Abbreviations, acronyms, and style guides

Published on under the Writing category.

I spent some time last night quizzing myself on the AP Style Guide, a topic on which I have never specifically studied but about which I am curious. My scores varied between the tests I tried. I certainly learned a thing or two. It got me thinking: to what style guide does the Guardian, the newspaper I read most regularly, adhere? I found in a Google Search that they have a series of articles in which they outline their style guide, divided into individual articles for each letter of the alphabet 1 2.

I opened up the first guide on the letter “A”. Without any particular goal in mind, I scrolled through the page and saw there was a section on abbreviations and acronyms. A quick glance uncovered the answer to a question that has popped into my mind occasionally when reading journalism from some publications: why are acronyms (i.e. NASA) spelled out in lowercase?
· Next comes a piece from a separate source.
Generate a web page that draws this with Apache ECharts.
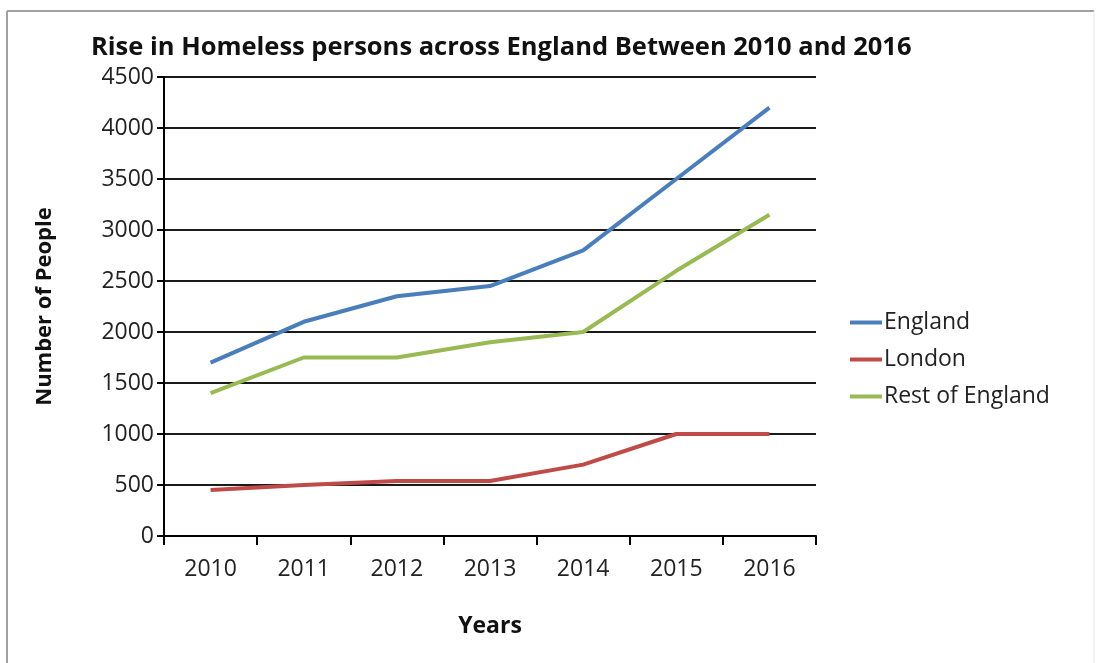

the Guardian style guide has codified a rule for their publication on this topic:

Use all capitals if an abbreviation is pronounced as the individual letters (an initialism): BBC, CEO, US, VAT, etc; if it is an acronym (pronounced as a word) spell out with initial capital, eg Nasa, Nato, Unicef, unless it can be considered to have entered the language as an everyday word, such as awol, laser and, more recently, asbo, pin number and sim card. Note that pdf and plc are lowercase.

This directly answers my question, and also raises another one: why should PDF be in lowercase? I see the ISO standard for the underlying format doesn’t use capital letters in the title 3.

1

https://www.theguardian.com/info/2021/jan/26/how-we-made-typerighter-the-guardians-style-guide-checker

2

I later found an article that walks through a system they built to suggest changes to ensure a piece adheres to their style guide. An interesting aside that comes from the story is that a member on the Guardian’s digital team had written “About 13,000” regex rules to catch issues that should be fixed prior to an article going into print. Intriguing.